Romney Allows Rare Glimpse Into Mormon Faith
This article is from the archive of The New York Sun before the launch of its new website in 2022. The Sun has neither altered nor updated such articles but will seek to correct any errors, mis-categorizations or other problems introduced during transfer.
Unaware that he was being recorded on camera, a former Massachusetts governor, Mitt Romney — who is running as a Republican presidential candidate in 2008 — let rip about a subject he resists discussing in public: his Mormon faith.

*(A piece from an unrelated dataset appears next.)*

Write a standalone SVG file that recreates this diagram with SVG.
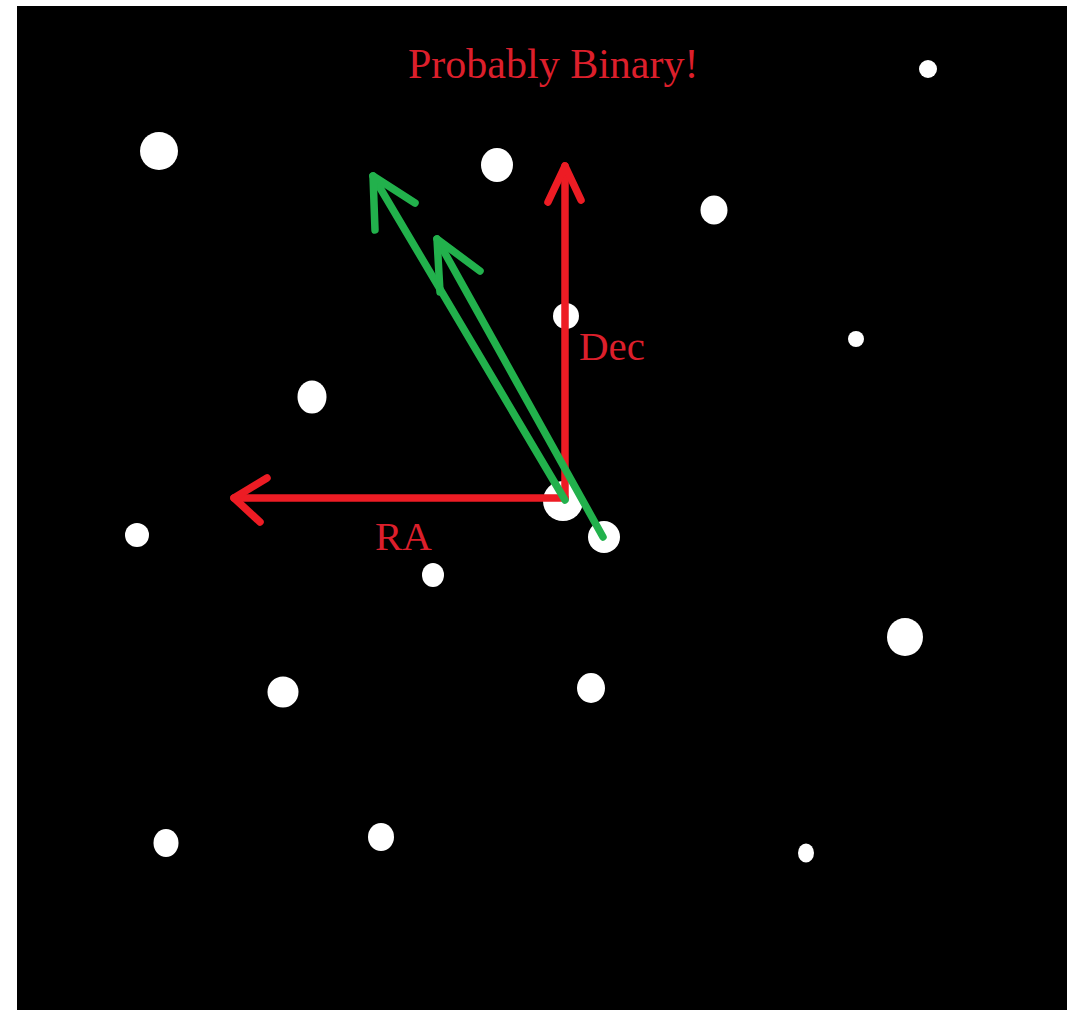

Many Republicans suggest Mr. Romney’s beliefs will be an impediment to his securing his party’s nomination because many Christians, particularly Southern Baptists, view Mormonism as a cult. At the start of the interview, Mr. Romney, currently leading the polls in Iowa and New Hampshire, was good-humored. But when his interviewer, Jan Mickelson, asked if Mr. Romney’s comments in favor of abortion were compatible with his church, he became angry. “Give me the benefit of the doubt that, having been a leader of my church — a bishop and a state president — I understand my church better than you do,” he said.
He was then drawn into a discussion of what Mormons did believe, including a second coming of Jesus. “Christ appears in Jerusalem, splits the Mount of Olives, and stops the war that’s come to kill the Jews,” he said. “Our church believes that. We also believe He will reign from two places … Missouri and Jerusalem.”
After the video was posted on YouTube, Mr. Romney responded with a shrug. “I expressed my views clearly,” he told the Daily Telegraph.